Recuerdo que incluso Alberto Ruy Sánchez se refirió a la muñeca del refresco como La pequeña Lulú, cuando me explicó que ninguna otra marca de bebidas en México tenía que ver con comics. Por supuesto no es el único. Gracias a esta gaseosa buena parte de los mexicanos, por lo menos la generación de nuestros padres y abuelos, conocen a Betty Boop como La pequeña Lulú y, por supuesto, no se refieren a la niña de pelo ondulado que peleaba con Toby para que la dejara ser miembro de su club masculino.

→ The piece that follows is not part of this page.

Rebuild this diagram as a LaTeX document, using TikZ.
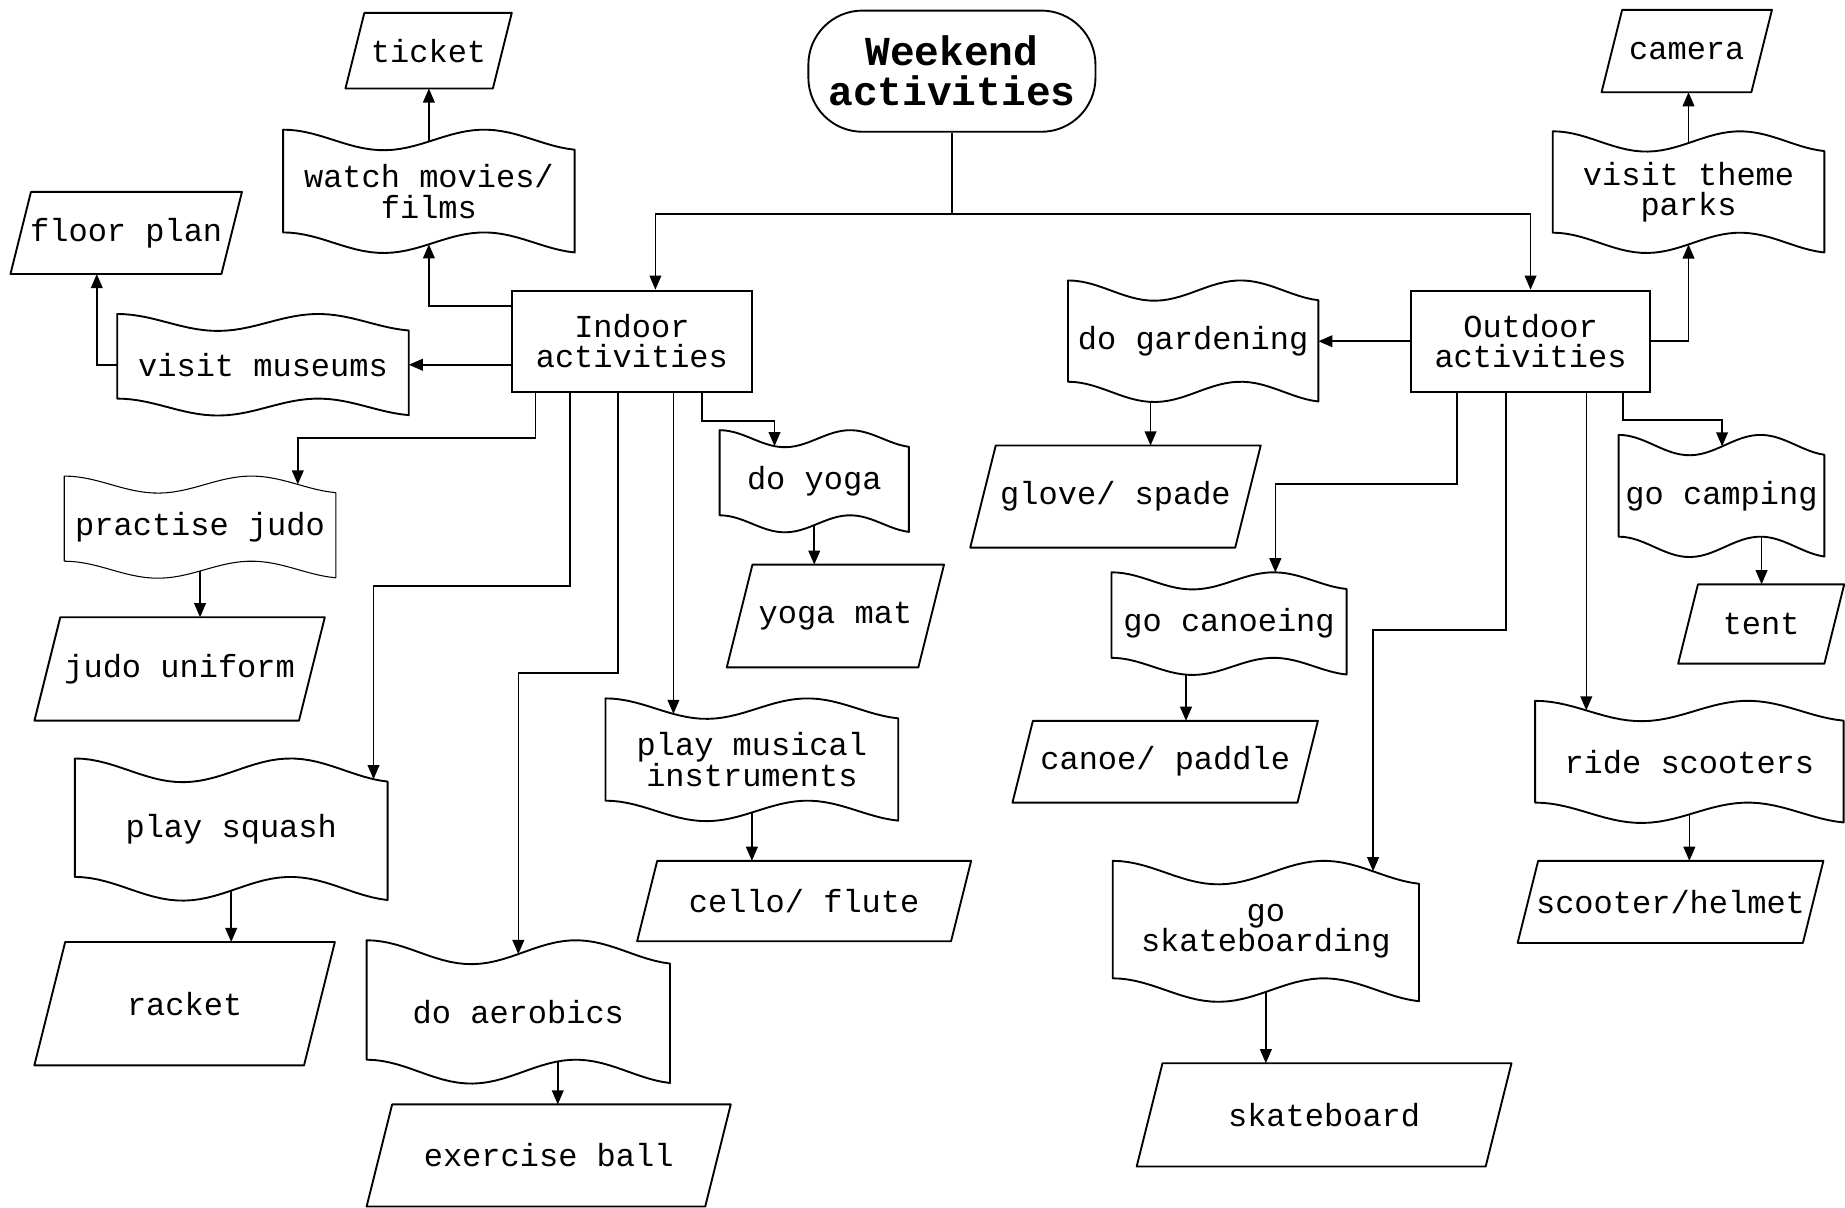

La “Lulú” de la botella ha cambiado, como bien dice Pilar. Su cabello es lacio y solo se ondula de las puntas a la altura de su barbilla, usa un flequillo cuadrado que recuerda a los peinados de las niñas de secundaria, ya no tiene cejas. Hasta parece menor de edad. Incluso en algunos carteles publicitarios ya tiene cuerpo, delgado y de caderas un poco anchas. Usa un saco negro que la hace ver moderna y elegante. Su boca ya no solo parece que va a lanzar un beso, ahora también sonríe, tanto que hasta se le ven los dientes blancos.
“La estamos enfocando sobre todo a chavitas”, escucho de nuevo a Elena. “¿Viste el cartel que tenemos ahí de Lulú? La queremos manejar ya más en el segmento de jovencitas porque les gusta la música, la moda. Ahí es donde queremos enfocar el refresco Lulú”.
Para lograr esto la cooperativa tiene planeado lanzar durante el segundo trimestre de este año a Lulú de cuerpo entero con un vestido de un color que identifique a cada sabor: rojo para el de frambuesa, morado para el de uva, amarillo para el de piña, etcétera. Incluso es posible que aparezca de cuerpo entero en la botella.
“De ahí se pueden sacar muchas cosas para las niñas: ropa, pijamas, blusitas con todo esto, ya ves que les gustan mucho los brillitos; cosmetiqueras, artículos para el cabello. Un montón de cosas que se pueden hacer con la marca”, dice Elena con entusiasmo.